> [SUPPLIED INFORMATION]:

"""

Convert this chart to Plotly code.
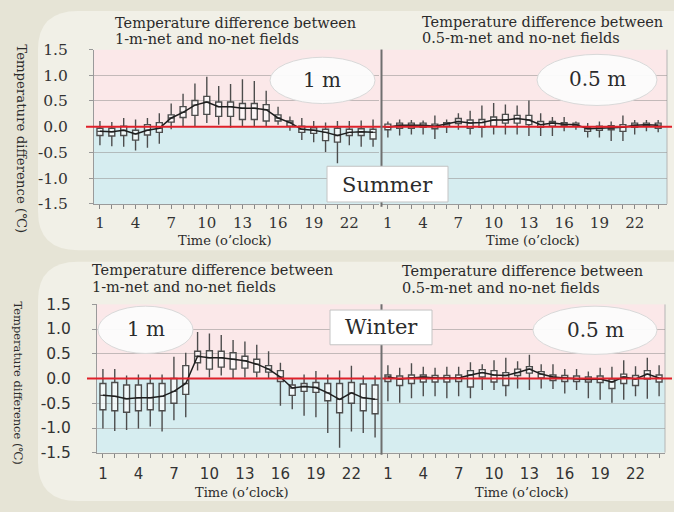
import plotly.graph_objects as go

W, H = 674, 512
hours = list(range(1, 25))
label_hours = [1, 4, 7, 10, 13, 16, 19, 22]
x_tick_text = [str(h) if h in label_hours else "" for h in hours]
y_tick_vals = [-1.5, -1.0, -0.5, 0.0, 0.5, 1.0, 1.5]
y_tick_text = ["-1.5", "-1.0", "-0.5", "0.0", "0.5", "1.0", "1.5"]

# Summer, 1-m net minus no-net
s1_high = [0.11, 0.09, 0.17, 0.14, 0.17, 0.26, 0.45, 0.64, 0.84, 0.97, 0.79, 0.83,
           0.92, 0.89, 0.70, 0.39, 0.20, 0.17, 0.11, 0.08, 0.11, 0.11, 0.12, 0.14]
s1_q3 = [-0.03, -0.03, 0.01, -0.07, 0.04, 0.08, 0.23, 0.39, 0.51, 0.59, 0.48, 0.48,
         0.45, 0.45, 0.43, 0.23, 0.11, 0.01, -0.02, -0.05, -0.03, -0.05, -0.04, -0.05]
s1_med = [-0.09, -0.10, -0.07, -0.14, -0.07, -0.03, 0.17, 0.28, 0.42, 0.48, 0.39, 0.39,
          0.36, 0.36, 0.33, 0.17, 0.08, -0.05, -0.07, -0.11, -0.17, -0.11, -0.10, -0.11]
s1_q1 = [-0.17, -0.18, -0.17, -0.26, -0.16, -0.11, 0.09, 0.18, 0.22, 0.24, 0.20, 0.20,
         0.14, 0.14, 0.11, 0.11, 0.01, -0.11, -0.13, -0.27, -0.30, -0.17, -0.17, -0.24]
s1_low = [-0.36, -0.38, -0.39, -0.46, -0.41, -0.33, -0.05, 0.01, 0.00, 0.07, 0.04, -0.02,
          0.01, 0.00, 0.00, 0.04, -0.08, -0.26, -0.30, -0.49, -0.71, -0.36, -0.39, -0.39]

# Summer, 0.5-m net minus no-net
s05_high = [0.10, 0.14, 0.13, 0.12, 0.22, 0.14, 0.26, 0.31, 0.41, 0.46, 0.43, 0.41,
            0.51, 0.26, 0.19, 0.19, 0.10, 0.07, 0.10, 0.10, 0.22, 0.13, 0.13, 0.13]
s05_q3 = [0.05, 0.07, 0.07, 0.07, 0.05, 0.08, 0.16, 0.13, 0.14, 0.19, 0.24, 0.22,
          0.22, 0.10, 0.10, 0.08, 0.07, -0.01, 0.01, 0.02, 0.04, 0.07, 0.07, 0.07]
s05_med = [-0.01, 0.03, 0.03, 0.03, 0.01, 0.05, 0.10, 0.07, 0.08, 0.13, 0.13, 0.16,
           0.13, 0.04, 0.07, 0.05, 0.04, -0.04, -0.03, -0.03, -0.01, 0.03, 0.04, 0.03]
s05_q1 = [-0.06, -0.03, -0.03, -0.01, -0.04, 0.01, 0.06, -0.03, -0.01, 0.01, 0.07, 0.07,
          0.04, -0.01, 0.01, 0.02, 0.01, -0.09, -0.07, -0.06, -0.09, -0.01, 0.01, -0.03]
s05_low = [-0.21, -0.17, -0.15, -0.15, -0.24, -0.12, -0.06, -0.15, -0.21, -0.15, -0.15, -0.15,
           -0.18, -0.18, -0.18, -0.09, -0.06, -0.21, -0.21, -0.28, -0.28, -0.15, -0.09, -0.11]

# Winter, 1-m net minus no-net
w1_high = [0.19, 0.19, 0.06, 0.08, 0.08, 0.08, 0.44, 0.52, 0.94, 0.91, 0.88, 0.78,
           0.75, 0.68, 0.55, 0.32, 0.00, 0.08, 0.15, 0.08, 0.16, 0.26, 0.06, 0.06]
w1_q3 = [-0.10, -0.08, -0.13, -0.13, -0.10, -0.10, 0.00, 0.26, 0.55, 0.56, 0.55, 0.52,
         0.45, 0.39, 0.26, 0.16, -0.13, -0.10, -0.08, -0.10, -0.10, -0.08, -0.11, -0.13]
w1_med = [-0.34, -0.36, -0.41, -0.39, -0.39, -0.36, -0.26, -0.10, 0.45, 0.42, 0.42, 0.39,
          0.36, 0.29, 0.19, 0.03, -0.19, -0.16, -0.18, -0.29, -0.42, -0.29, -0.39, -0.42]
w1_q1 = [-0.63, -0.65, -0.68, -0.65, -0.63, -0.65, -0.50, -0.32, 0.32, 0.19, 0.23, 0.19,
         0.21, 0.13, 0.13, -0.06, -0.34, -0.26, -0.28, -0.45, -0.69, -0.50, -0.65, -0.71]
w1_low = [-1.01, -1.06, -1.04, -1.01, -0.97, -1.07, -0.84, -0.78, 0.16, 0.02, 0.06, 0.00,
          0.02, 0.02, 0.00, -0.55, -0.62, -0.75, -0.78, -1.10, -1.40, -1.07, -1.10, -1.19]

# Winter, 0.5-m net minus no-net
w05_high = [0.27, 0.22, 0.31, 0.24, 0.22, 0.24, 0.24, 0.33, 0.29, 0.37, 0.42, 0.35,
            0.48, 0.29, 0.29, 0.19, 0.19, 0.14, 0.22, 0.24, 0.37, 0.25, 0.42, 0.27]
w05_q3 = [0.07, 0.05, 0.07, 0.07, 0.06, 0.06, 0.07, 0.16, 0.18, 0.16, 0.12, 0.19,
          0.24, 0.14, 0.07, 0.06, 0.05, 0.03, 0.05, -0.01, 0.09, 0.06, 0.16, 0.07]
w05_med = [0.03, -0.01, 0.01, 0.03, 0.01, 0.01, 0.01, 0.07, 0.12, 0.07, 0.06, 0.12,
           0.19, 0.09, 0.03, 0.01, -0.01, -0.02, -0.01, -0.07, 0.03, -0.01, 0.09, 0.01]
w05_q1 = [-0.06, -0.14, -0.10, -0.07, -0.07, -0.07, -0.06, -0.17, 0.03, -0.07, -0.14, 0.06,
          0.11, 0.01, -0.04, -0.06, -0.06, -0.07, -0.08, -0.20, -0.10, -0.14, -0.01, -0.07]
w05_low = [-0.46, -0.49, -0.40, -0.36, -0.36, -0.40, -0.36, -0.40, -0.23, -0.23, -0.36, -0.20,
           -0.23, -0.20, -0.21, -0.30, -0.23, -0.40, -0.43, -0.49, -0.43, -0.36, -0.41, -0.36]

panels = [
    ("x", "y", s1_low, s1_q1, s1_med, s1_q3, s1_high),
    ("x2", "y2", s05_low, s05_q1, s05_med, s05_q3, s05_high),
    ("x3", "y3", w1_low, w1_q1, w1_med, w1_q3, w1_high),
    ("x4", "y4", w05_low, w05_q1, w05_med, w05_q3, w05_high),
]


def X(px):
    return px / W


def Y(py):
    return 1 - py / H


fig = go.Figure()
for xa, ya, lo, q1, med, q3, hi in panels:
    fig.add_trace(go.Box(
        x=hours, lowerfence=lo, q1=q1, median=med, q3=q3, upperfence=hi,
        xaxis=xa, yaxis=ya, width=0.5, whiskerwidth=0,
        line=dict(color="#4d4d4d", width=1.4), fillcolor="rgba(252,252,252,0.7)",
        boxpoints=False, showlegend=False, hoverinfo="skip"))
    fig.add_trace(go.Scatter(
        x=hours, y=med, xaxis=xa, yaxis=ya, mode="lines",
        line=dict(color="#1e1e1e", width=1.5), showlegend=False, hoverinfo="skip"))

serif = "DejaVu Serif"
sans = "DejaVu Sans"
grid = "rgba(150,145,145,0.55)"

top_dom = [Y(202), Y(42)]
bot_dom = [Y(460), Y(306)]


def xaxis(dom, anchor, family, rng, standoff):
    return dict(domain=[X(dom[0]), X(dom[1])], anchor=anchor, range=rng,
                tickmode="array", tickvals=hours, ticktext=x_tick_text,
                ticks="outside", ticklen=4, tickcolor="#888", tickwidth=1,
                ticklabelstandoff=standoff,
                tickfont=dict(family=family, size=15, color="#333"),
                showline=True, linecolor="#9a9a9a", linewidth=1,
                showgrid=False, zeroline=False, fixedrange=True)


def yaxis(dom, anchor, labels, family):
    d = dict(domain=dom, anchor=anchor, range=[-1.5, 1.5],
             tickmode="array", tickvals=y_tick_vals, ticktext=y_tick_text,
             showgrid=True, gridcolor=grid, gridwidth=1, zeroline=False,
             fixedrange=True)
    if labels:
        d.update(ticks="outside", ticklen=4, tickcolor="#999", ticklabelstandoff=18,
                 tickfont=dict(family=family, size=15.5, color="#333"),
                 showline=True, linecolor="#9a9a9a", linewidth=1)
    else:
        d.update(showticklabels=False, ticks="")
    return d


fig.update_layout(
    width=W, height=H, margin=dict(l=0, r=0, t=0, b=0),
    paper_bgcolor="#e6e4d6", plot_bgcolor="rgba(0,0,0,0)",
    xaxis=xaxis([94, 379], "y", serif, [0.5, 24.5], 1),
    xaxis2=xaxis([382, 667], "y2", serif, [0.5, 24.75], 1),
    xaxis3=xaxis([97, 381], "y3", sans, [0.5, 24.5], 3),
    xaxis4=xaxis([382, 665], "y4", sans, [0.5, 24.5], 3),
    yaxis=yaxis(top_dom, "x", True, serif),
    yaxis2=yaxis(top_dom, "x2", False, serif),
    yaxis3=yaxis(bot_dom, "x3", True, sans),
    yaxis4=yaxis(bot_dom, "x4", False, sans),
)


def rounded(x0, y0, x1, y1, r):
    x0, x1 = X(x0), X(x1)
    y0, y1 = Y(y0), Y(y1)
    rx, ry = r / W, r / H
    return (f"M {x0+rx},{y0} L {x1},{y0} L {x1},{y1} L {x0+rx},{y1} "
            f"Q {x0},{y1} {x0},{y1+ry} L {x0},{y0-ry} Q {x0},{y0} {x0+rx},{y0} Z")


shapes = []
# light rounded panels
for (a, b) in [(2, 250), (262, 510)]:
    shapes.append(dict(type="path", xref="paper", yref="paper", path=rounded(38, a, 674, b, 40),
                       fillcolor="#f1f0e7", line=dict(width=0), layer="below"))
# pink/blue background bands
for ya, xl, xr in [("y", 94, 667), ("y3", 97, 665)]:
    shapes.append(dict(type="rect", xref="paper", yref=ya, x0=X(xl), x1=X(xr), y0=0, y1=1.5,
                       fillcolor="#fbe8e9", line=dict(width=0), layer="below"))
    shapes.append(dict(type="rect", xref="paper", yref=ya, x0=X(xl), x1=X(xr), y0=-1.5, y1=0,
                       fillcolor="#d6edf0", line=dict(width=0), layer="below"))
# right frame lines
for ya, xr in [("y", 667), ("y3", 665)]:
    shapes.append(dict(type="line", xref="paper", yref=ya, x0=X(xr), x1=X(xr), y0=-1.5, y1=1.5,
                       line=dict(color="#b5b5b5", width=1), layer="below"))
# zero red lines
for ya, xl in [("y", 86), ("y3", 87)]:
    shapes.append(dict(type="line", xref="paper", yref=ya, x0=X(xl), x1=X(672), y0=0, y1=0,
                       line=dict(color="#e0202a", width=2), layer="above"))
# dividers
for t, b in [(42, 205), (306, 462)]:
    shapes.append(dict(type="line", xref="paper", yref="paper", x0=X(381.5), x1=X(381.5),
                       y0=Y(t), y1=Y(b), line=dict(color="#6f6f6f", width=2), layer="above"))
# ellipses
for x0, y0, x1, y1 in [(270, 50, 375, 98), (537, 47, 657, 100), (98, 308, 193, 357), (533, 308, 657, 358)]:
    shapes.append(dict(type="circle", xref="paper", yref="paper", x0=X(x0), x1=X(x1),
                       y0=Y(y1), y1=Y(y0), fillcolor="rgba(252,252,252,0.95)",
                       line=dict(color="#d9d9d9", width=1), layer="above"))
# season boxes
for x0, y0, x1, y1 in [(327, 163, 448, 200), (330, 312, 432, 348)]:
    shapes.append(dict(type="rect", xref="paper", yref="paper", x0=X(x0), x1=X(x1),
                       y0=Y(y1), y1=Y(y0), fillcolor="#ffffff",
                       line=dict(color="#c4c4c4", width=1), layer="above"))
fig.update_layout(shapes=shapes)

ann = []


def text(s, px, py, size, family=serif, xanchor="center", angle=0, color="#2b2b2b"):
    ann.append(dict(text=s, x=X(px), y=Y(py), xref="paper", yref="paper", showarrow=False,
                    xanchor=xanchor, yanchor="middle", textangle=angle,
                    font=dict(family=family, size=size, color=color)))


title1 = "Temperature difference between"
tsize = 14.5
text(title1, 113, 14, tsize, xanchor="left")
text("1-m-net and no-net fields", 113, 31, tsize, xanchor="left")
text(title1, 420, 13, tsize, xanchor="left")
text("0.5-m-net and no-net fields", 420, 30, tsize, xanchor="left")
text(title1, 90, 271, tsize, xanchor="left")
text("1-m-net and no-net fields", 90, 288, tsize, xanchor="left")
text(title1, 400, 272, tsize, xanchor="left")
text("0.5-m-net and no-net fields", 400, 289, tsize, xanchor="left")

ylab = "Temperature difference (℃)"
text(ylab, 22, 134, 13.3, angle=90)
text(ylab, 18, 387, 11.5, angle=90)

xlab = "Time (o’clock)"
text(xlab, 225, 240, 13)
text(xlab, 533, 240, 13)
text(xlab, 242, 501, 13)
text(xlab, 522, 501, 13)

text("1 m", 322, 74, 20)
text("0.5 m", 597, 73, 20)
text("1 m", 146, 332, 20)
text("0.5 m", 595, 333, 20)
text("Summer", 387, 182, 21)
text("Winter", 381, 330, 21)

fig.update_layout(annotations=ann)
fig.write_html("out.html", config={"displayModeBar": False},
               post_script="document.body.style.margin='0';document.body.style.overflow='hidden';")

"""

> [TASK DETAILS]: From the first line above to the line containing "-0.15, -0.09, -0.11]", repeat each line exactly. Pictures stay out.

> [WRITTEN RESPONSE]:
Convert this chart to Plotly code.
import plotly.graph_objects as go

W, H = 674, 512
hours = list(range(1, 25))
label_hours = [1, 4, 7, 10, 13, 16, 19, 22]
x_tick_text = [str(h) if h in label_hours else "" for h in hours]
y_tick_vals = [-1.5, -1.0, -0.5, 0.0, 0.5, 1.0, 1.5]
y_tick_text = ["-1.5", "-1.0", "-0.5", "0.0", "0.5", "1.0", "1.5"]

# Summer, 1-m net minus no-net
s1_high = [0.11, 0.09, 0.17, 0.14, 0.17, 0.26, 0.45, 0.64, 0.84, 0.97, 0.79, 0.83,
           0.92, 0.89, 0.70, 0.39, 0.20, 0.17, 0.11, 0.08, 0.11, 0.11, 0.12, 0.14]
s1_q3 = [-0.03, -0.03, 0.01, -0.07, 0.04, 0.08, 0.23, 0.39, 0.51, 0.59, 0.48, 0.48,
         0.45, 0.45, 0.43, 0.23, 0.11, 0.01, -0.02, -0.05, -0.03, -0.05, -0.04, -0.05]
s1_med = [-0.09, -0.10, -0.07, -0.14, -0.07, -0.03, 0.17, 0.28, 0.42, 0.48, 0.39, 0.39,
          0.36, 0.36, 0.33, 0.17, 0.08, -0.05, -0.07, -0.11, -0.17, -0.11, -0.10, -0.11]
s1_q1 = [-0.17, -0.18, -0.17, -0.26, -0.16, -0.11, 0.09, 0.18, 0.22, 0.24, 0.20, 0.20,
         0.14, 0.14, 0.11, 0.11, 0.01, -0.11, -0.13, -0.27, -0.30, -0.17, -0.17, -0.24]
s1_low = [-0.36, -0.38, -0.39, -0.46, -0.41, -0.33, -0.05, 0.01, 0.00, 0.07, 0.04, -0.02,
          0.01, 0.00, 0.00, 0.04, -0.08, -0.26, -0.30, -0.49, -0.71, -0.36, -0.39, -0.39]

# Summer, 0.5-m net minus no-net
s05_high = [0.10, 0.14, 0.13, 0.12, 0.22, 0.14, 0.26, 0.31, 0.41, 0.46, 0.43, 0.41,
            0.51, 0.26, 0.19, 0.19, 0.10, 0.07, 0.10, 0.10, 0.22, 0.13, 0.13, 0.13]
s05_q3 = [0.05, 0.07, 0.07, 0.07, 0.05, 0.08, 0.16, 0.13, 0.14, 0.19, 0.24, 0.22,
          0.22, 0.10, 0.10, 0.08, 0.07, -0.01, 0.01, 0.02, 0.04, 0.07, 0.07, 0.07]
s05_med = [-0.01, 0.03, 0.03, 0.03, 0.01, 0.05, 0.10, 0.07, 0.08, 0.13, 0.13, 0.16,
           0.13, 0.04, 0.07, 0.05, 0.04, -0.04, -0.03, -0.03, -0.01, 0.03, 0.04, 0.03]
s05_q1 = [-0.06, -0.03, -0.03, -0.01, -0.04, 0.01, 0.06, -0.03, -0.01, 0.01, 0.07, 0.07,
          0.04, -0.01, 0.01, 0.02, 0.01, -0.09, -0.07, -0.06, -0.09, -0.01, 0.01, -0.03]
s05_low = [-0.21, -0.17, -0.15, -0.15, -0.24, -0.12, -0.06, -0.15, -0.21, -0.15, -0.15, -0.15,
           -0.18, -0.18, -0.18, -0.09, -0.06, -0.21, -0.21, -0.28, -0.28, -0.15, -0.09, -0.11]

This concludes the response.